Write out the material exactly, leaving every picture behind.

- Provided material:
═══

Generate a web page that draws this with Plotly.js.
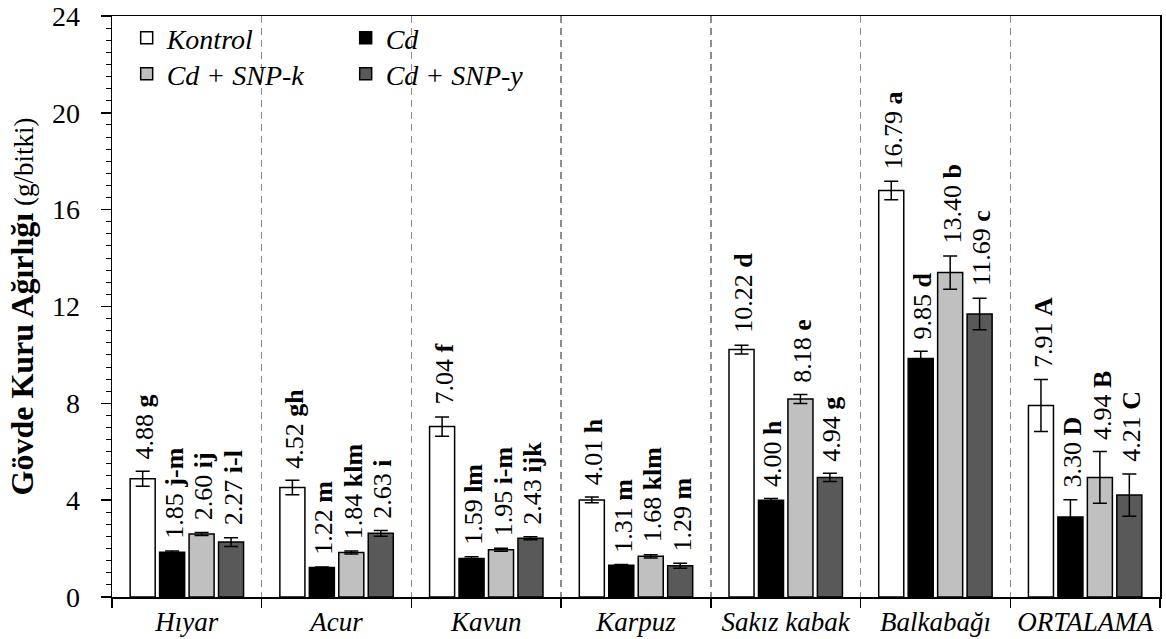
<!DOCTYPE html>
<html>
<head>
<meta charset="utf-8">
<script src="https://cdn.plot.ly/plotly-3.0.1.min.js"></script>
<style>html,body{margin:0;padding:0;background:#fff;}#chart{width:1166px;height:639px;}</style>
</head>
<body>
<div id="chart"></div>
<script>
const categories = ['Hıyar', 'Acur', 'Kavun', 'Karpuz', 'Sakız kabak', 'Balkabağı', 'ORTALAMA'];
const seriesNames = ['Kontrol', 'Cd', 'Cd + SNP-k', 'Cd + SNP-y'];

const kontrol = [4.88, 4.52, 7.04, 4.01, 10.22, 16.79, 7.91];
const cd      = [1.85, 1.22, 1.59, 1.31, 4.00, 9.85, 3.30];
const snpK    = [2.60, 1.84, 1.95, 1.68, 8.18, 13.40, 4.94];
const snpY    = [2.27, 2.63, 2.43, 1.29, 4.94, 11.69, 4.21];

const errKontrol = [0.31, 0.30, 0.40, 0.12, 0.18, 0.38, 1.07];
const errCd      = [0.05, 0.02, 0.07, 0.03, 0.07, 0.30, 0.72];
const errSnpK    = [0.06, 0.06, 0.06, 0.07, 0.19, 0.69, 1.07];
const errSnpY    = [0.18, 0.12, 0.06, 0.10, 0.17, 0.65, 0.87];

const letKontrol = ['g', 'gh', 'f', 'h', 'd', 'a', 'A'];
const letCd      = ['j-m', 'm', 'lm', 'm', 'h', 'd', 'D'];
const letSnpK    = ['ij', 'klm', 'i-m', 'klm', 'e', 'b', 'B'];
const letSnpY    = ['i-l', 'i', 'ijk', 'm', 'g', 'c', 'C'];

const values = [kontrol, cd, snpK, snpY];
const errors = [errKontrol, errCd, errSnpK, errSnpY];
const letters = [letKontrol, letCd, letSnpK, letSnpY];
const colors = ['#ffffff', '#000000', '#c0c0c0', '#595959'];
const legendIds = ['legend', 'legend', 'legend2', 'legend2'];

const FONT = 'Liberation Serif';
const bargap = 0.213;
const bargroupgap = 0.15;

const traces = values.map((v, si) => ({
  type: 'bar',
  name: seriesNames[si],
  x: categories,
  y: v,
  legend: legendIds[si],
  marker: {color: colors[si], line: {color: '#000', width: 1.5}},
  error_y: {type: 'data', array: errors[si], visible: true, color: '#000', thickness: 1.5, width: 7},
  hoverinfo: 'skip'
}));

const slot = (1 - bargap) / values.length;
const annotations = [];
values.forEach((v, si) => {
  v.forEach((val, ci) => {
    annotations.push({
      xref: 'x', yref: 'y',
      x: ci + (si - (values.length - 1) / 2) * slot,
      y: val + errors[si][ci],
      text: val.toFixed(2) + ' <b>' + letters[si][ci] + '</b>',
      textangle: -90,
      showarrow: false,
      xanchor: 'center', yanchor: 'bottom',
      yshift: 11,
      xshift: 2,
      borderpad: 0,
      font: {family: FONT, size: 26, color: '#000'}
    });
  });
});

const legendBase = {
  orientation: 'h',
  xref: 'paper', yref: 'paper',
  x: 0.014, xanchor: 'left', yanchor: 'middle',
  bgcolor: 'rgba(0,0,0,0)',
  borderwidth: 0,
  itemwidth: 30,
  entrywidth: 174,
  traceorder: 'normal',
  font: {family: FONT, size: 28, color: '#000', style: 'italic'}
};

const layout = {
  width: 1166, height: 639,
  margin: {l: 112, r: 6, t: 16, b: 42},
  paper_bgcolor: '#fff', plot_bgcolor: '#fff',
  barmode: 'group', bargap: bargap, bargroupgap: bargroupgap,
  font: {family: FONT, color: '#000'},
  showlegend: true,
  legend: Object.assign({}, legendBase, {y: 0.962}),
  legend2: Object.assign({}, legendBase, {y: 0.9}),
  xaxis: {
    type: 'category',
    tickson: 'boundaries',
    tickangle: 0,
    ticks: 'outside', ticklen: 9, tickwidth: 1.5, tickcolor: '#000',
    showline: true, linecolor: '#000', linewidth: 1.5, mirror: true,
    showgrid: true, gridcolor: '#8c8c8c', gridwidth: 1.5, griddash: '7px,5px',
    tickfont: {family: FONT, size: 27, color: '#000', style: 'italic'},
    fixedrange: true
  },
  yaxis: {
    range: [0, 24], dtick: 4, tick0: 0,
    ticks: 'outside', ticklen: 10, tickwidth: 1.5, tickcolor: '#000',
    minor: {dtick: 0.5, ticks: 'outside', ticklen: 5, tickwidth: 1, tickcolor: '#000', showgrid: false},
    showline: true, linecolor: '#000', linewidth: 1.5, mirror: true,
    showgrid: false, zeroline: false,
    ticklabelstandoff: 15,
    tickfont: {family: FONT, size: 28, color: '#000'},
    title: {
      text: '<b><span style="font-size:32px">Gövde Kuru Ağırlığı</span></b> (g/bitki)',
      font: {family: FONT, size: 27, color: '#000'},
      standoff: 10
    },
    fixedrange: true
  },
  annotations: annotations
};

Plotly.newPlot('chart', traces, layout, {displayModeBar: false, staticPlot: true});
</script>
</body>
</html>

═══

- The solution:
Generate a web page that draws this with Plotly.js.
<!DOCTYPE html>
<html>
<head>
<meta charset="utf-8">
<script src="https://cdn.plot.ly/plotly-3.0.1.min.js"></script>
<style>html,body{margin:0;padding:0;background:#fff;}#chart{width:1166px;height:639px;}</style>
</head>
<body>
<div id="chart"></div>
<script>
const categories = ['Hıyar', 'Acur', 'Kavun', 'Karpuz', 'Sakız kabak', 'Balkabağı', 'ORTALAMA'];
const seriesNames = ['Kontrol', 'Cd', 'Cd + SNP-k', 'Cd + SNP-y'];

const kontrol = [4.88, 4.52, 7.04, 4.01, 10.22, 16.79, 7.91];
const cd      = [1.85, 1.22, 1.59, 1.31, 4.00, 9.85, 3.30];
const snpK    = [2.60, 1.84, 1.95, 1.68, 8.18, 13.40, 4.94];
const snpY    = [2.27, 2.63, 2.43, 1.29, 4.94, 11.69, 4.21];

const errKontrol = [0.31, 0.30, 0.40, 0.12, 0.18, 0.38, 1.07];
const errCd      = [0.05, 0.02, 0.07, 0.03, 0.07, 0.30, 0.72];
const errSnpK    = [0.06, 0.06, 0.06, 0.07, 0.19, 0.69, 1.07];
const errSnpY    = [0.18, 0.12, 0.06, 0.10, 0.17, 0.65, 0.87];

const letKontrol = ['g', 'gh', 'f', 'h', 'd', 'a', 'A'];
const letCd      = ['j-m', 'm', 'lm', 'm', 'h', 'd', 'D'];
const letSnpK    = ['ij', 'klm', 'i-m', 'klm', 'e', 'b', 'B'];
const letSnpY    = ['i-l', 'i', 'ijk', 'm', 'g', 'c', 'C'];

const values = [kontrol, cd, snpK, snpY];
const errors = [errKontrol, errCd, errSnpK, errSnpY];
const letters = [letKontrol, letCd, letSnpK, letSnpY];
const colors = ['#ffffff', '#000000', '#c0c0c0', '#595959'];
const legendIds = ['legend', 'legend', 'legend2', 'legend2'];

const FONT = 'Liberation Serif';
const bargap = 0.213;
const bargroupgap = 0.15;

const traces = values.map((v, si) => ({
  type: 'bar',
  name: seriesNames[si],
  x: categories,
  y: v,
  legend: legendIds[si],
  marker: {color: colors[si], line: {color: '#000', width: 1.5}},
  error_y: {type: 'data', array: errors[si], visible: true, color: '#000', thickness: 1.5, width: 7},
  hoverinfo: 'skip'
}));

const slot = (1 - bargap) / values.length;
const annotations = [];
values.forEach((v, si) => {
  v.forEach((val, ci) => {
    annotations.push({
      xref: 'x', yref: 'y',
      x: ci + (si - (values.length - 1) / 2) * slot,
      y: val + errors[si][ci],
      text: val.toFixed(2) + ' <b>' + letters[si][ci] + '</b>',
      textangle: -90,
      showarrow: false,
      xanchor: 'center', yanchor: 'bottom',
      yshift: 11,
      xshift: 2,
      borderpad: 0,
      font: {family: FONT, size: 26, color: '#000'}
    });
  });
});

const legendBase = {
  orientation: 'h',
  xref: 'paper', yref: 'paper',
  x: 0.014, xanchor: 'left', yanchor: 'middle',
  bgcolor: 'rgba(0,0,0,0)',
  borderwidth: 0,
  itemwidth: 30,
  entrywidth: 174,
  traceorder: 'normal',
  font: {family: FONT, size: 28, color: '#000', style: 'italic'}
};

const layout = {
  width: 1166, height: 639,
  margin: {l: 112, r: 6, t: 16, b: 42},
  paper_bgcolor: '#fff', plot_bgcolor: '#fff',
  barmode: 'group', bargap: bargap, bargroupgap: bargroupgap,
  font: {family: FONT, color: '#000'},
  showlegend: true,
  legend: Object.assign({}, legendBase, {y: 0.962}),
  legend2: Object.assign({}, legendBase, {y: 0.9}),
  xaxis: {
    type: 'category',
    tickson: 'boundaries',
    tickangle: 0,
    ticks: 'outside', ticklen: 9, tickwidth: 1.5, tickcolor: '#000',
    showline: true, linecolor: '#000', linewidth: 1.5, mirror: true,
    showgrid: true, gridcolor: '#8c8c8c', gridwidth: 1.5, griddash: '7px,5px',
    tickfont: {family: FONT, size: 27, color: '#000', style: 'italic'},
    fixedrange: true
  },
  yaxis: {
    range: [0, 24], dtick: 4, tick0: 0,
    ticks: 'outside', ticklen: 10, tickwidth: 1.5, tickcolor: '#000',
    minor: {dtick: 0.5, ticks: 'outside', ticklen: 5, tickwidth: 1, tickcolor: '#000', showgrid: false},
    showline: true, linecolor: '#000', linewidth: 1.5, mirror: true,
    showgrid: false, zeroline: false,
    ticklabelstandoff: 15,
    tickfont: {family: FONT, size: 28, color: '#000'},
    title: {
      text: '<b><span style="font-size:32px">Gövde Kuru Ağırlığı</span></b> (g/bitki)',
      font: {family: FONT, size: 27, color: '#000'},
      standoff: 10
    },
    fixedrange: true
  },
  annotations: annotations
};

Plotly.newPlot('chart', traces, layout, {displayModeBar: false, staticPlot: true});
</script>
</body>
</html>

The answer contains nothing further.